Before we start querying the data, let us create an IAM User datalake_user and grant column level access on the table created by the Lake formation workflow above, to datalake_user.
Next click on Permissions
Choose Attach existing policies directly and search for AthenaFullAccess
Keep navigating to the next steps until reached the end. Review the details and click on “Create User”.
On the final screen, write down the sign-in link and hit Close
Use the following json snippet replacing <your_dmslabs3bucket_unique_name> with the name of your dmslabs3bucket, e.g. arn:aws:s3:::mod-08b80667356c4f8a-dmslabs3bucketnh54wqg771lk
{
"Version": "2012-10-17",
"Statement": [
{
"Effect": "Allow",
"Action": [
"s3:Put*",
"s3:Get*",
"s3:List*"
],
"Resource": [
"arn:aws:s3:::<your_dmslabs3bucket_unique_name>/*" ]
}
]
}
Give a name to the policy, such as athena_access.
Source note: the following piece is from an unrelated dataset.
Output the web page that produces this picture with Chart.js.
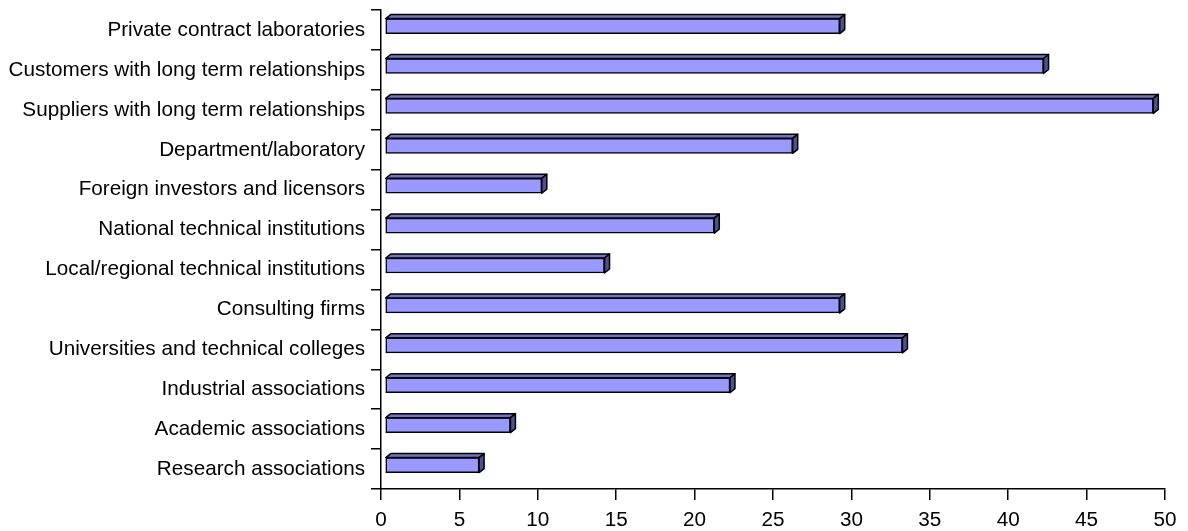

Then Create Policy. IAM user with required policies have been created.
Next, Navigate to Lake Formation console, under Permissions choose Data permissions.
Choose Grant.
Once the Grant permissions window opens up:
For IAM user and roles, choose datalake_user.
For Database, choose ticketdata
The Table list populates.
For Table, choose lakeformation_sportstickets_dms_sample_player.
For Columns, select Include Columns and choose id, first_name
For Table permissions, uncheck Super and choose Select.
Click Grant
Using Athena, let us now explore the data set as the datalake_user.
On the same web page, sign back in as the IAM user
datalake_user, using Master123! as password. Note: remove
hyphens ‘-‘ from your Account ID
a. Make sure to change the region to us-east-1 (N. Virginia)
b. Navigate to Athena console
Then click set up a query result location in Amazon S3 at the top.
In the pop-up window, enter your s3 bucket location followed by ‘/’ in the Query result location box. It looks like s3://xxx-dmslabs3bucket-xxx/ and click Save
Next, ensure database ticketdata is selected on right hand panel.
Now run a select query:
SELECT * FROM "ticketdata"."lakeformation_sportstickets_dms_sample_player" limit 10;
This illustrates that AWS Lake Formation can provide granular access at table and column level to IAM users.
Congratulations!! You have successfully completed this lab!